The near-Sun Heliospheric Current Sheet, fluid and kinetic properties
Naïs Fargette, Jonathan P. Eastwood, Tai D. Phan, Lorenzo Matteini, Luca Franci
TL;DR
This work statistically characterizes the near-Sun HCS using Parker Solar Probe data, focusing on magnetic reconnection, the turbulence cascade, and mirror-mode–driven structures. Analyzing 39 HCS crossings below $50~R_ ext{⊙}$, the authors find reconnection jets in $82\%$ of cases, with outward jets attaining the local Alfvén speed $V_A$ while inward jets are sub-Alfvénic, indicating a distance-dependent asymmetry likely tied to field-line topology. Turbulence near the HCS shows enhanced power at ion kinetic scales and a dissipation-range slope near $-3$, consistent with reconnection-driven inverse cascades and sub-ion flux-rope production, while large-scale Alfvénic fluctuations are suppressed near the HCS. The study also reveals ubiquitous magnetic hole trains in high-$β$ HCS plasma, implicating mirror-mode instability in regulating ion temperature anisotropy during reconnection.

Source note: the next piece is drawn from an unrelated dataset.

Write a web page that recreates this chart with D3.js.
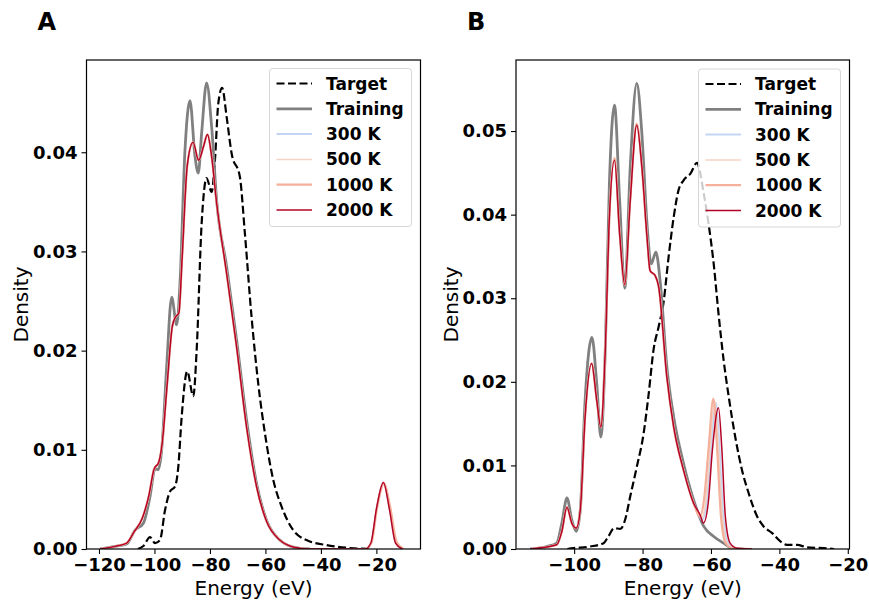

Collectively, these results reveal a dynamically active, near-Sun HCS where reconnection, turbulence, and mirror-mode processes strongly couple to shape energy conversion and heliospheric structure, with implications for future multi-spacecraft and solar-terrestrial studies.
Abstract
The heliospheric current sheet (HCS) is an important large-scale structure of the heliosphere, and, for the first time, the Parker Solar Probe (PSP) mission enables us to study its properties statistically close to the Sun. We visually identify the 39 HCS crossings measured by PSP below 50~\Rs~during encounters 6 to 21, and investigate the occurrence and properties of magnetic reconnection, the behavior of the spectral properties of the turbulent energy cascade, and the occurrence of kinetic instabilities at the HCS. We find that 82\% of HCS crossings present signatures of reconnection jets, showing that the HCS is continuously reconnecting close to the Sun. The proportion of inward/outward jets depends on heliocentric distance, and the main HCS reconnection X-line has a higher probability of being located close to the Alfvén surface. We also observe a radial asymmetry in jet acceleration, where inward jets do not reach the local Alfvén speed, contrary to outward jets. We find that turbulence levels are enhanced in the ion kinetic range, consistent with the triggering of an inverse cascade by magnetic reconnection. Finally, we highlight the ubiquity of magnetic hole trains in the high $β$ environment of the HCS, showing that the mirror mode instability plays a key role in regulating the ion temperature anisotropy in HCS reconnection. Our findings shed new light on the properties of magnetic reconnection in the high $β$ plasma environment of the HCS, its interplay with the turbulent cascade and the role of the mirror mode instability.